#### [Written task]
Find the lines holding "this" and copy them.

Stored items from a collection
* * *
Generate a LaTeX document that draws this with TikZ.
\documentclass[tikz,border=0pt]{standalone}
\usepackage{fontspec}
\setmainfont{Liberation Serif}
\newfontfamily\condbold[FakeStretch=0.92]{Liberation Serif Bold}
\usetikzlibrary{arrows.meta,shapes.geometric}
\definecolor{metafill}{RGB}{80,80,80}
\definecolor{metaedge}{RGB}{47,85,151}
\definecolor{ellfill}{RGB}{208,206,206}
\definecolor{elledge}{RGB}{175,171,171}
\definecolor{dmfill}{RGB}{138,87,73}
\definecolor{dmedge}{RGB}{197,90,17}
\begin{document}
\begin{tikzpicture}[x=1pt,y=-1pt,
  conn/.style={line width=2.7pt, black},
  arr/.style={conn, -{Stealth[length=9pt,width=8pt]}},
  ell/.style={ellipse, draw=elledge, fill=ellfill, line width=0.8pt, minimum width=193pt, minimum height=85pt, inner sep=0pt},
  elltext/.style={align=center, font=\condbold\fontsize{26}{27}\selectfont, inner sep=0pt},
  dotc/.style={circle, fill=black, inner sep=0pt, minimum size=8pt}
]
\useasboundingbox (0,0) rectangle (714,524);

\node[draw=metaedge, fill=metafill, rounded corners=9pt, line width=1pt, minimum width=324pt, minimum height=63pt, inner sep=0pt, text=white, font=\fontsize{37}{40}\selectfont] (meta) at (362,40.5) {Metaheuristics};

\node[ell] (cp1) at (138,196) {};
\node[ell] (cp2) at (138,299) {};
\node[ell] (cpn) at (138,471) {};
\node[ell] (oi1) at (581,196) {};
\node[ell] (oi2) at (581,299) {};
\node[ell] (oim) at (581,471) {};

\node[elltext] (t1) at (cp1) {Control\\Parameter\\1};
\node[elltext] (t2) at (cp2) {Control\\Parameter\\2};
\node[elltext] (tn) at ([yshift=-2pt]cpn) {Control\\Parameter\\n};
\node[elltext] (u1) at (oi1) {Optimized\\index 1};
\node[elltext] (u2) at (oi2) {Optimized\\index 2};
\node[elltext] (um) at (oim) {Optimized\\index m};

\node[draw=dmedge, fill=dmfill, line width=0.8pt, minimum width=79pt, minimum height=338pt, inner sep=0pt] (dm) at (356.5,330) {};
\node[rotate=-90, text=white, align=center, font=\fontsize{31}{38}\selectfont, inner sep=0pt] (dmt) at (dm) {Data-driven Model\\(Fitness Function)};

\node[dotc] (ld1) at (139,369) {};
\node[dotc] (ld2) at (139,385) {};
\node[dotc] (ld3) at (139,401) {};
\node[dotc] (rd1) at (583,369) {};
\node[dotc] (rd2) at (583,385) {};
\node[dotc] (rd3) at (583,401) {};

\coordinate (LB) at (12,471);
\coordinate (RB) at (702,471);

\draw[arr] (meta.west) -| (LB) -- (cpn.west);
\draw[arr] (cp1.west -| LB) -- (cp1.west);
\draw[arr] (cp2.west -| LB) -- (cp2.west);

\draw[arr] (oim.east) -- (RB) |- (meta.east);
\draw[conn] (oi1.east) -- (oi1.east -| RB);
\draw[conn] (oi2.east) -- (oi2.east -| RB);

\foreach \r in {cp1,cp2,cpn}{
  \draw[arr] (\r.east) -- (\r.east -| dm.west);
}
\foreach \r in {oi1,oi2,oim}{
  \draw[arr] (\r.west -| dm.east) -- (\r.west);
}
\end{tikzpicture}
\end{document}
* * *
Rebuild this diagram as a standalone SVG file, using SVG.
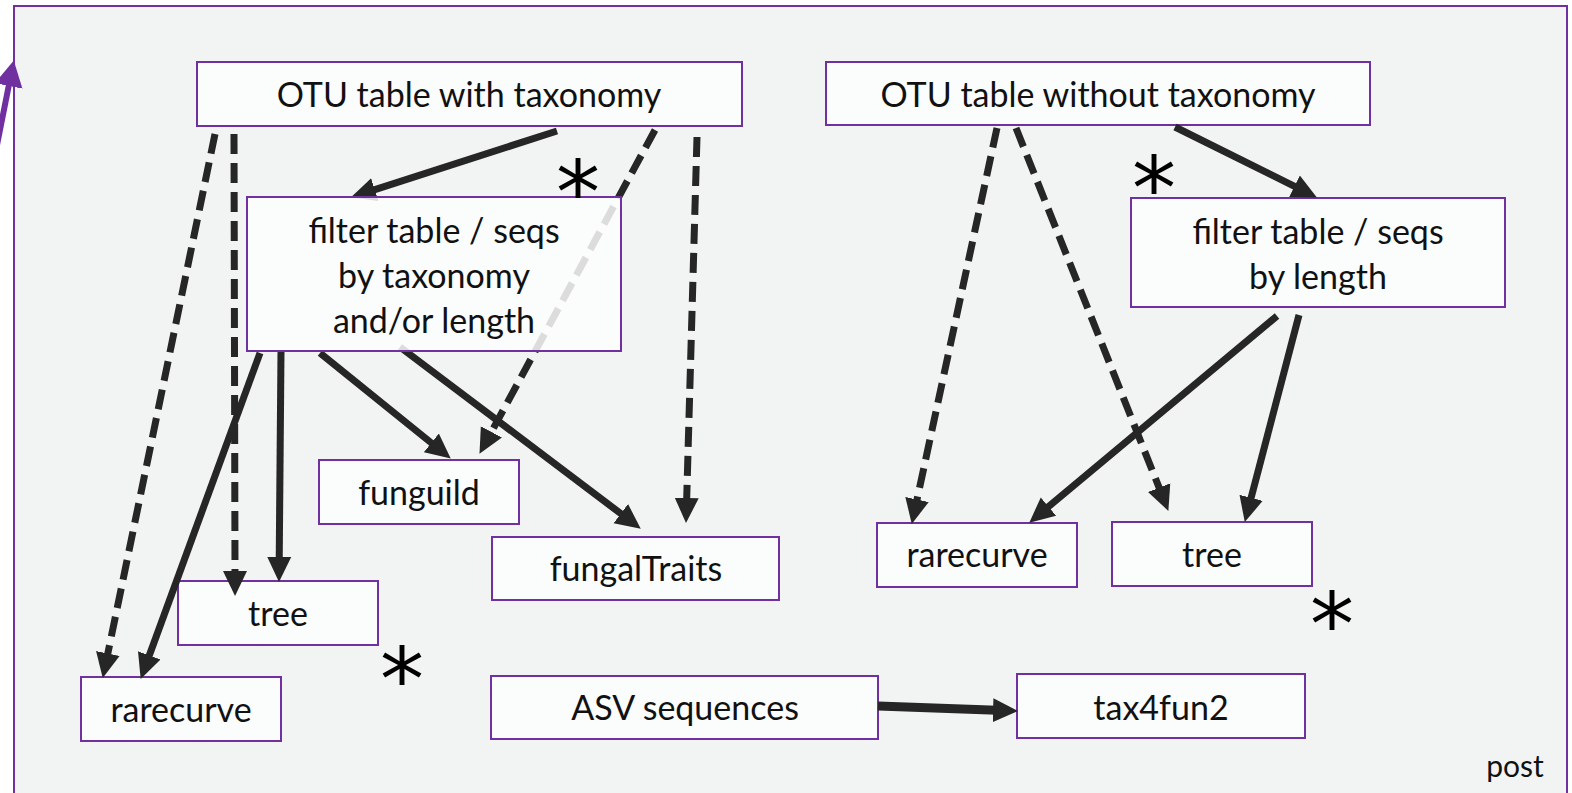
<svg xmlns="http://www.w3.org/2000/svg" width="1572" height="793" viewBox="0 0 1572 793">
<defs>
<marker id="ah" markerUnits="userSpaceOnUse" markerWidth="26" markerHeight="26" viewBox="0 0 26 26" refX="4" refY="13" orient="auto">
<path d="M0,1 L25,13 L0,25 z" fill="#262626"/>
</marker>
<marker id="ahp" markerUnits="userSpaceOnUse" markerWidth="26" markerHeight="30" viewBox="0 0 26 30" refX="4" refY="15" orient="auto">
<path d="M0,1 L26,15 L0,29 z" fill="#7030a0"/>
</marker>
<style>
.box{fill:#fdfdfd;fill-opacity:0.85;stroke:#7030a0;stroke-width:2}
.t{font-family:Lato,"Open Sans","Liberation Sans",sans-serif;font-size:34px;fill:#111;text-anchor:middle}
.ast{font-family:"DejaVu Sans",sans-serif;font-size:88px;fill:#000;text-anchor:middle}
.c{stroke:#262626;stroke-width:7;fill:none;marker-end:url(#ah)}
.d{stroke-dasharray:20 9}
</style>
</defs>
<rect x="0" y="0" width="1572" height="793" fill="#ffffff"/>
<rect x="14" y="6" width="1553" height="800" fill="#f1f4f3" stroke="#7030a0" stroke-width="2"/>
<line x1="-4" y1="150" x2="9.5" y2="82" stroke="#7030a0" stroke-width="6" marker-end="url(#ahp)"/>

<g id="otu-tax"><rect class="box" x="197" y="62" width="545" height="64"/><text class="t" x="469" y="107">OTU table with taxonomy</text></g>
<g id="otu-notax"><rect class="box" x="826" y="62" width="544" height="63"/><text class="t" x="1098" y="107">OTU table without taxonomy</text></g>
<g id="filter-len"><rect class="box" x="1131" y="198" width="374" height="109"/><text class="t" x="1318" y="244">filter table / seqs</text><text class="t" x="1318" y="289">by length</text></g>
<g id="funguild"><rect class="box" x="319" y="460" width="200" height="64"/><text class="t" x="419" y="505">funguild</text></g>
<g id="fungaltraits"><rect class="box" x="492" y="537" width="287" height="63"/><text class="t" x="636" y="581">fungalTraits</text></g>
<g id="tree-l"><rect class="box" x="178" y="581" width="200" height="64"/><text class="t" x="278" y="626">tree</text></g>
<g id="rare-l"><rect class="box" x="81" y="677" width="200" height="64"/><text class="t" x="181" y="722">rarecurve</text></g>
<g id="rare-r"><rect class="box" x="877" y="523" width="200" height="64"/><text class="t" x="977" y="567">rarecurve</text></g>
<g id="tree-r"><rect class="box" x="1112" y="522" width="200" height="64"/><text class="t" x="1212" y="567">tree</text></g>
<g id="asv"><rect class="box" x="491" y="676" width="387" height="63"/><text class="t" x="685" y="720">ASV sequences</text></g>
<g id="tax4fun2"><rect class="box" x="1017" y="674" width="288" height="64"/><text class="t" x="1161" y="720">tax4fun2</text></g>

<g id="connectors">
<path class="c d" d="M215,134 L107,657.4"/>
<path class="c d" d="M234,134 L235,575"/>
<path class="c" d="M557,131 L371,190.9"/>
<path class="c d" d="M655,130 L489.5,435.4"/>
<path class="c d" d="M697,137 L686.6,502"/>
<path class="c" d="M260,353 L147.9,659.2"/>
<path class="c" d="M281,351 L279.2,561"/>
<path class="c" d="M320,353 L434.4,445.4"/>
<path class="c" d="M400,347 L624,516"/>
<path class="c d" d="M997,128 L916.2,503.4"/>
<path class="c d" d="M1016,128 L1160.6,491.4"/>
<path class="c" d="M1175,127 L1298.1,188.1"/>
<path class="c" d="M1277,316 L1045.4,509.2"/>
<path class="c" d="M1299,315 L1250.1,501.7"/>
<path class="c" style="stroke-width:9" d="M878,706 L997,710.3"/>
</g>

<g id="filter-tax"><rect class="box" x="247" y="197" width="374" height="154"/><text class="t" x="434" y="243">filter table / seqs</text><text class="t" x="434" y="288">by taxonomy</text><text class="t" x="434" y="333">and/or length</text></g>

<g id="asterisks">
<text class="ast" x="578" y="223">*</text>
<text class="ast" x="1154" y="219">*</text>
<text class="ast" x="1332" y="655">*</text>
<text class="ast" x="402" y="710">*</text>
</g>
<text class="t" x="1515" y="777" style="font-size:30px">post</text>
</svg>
* * *
#### [Solution to the exercise]
Generate a LaTeX document that draws this with TikZ.
Rebuild this diagram as a standalone SVG file, using SVG.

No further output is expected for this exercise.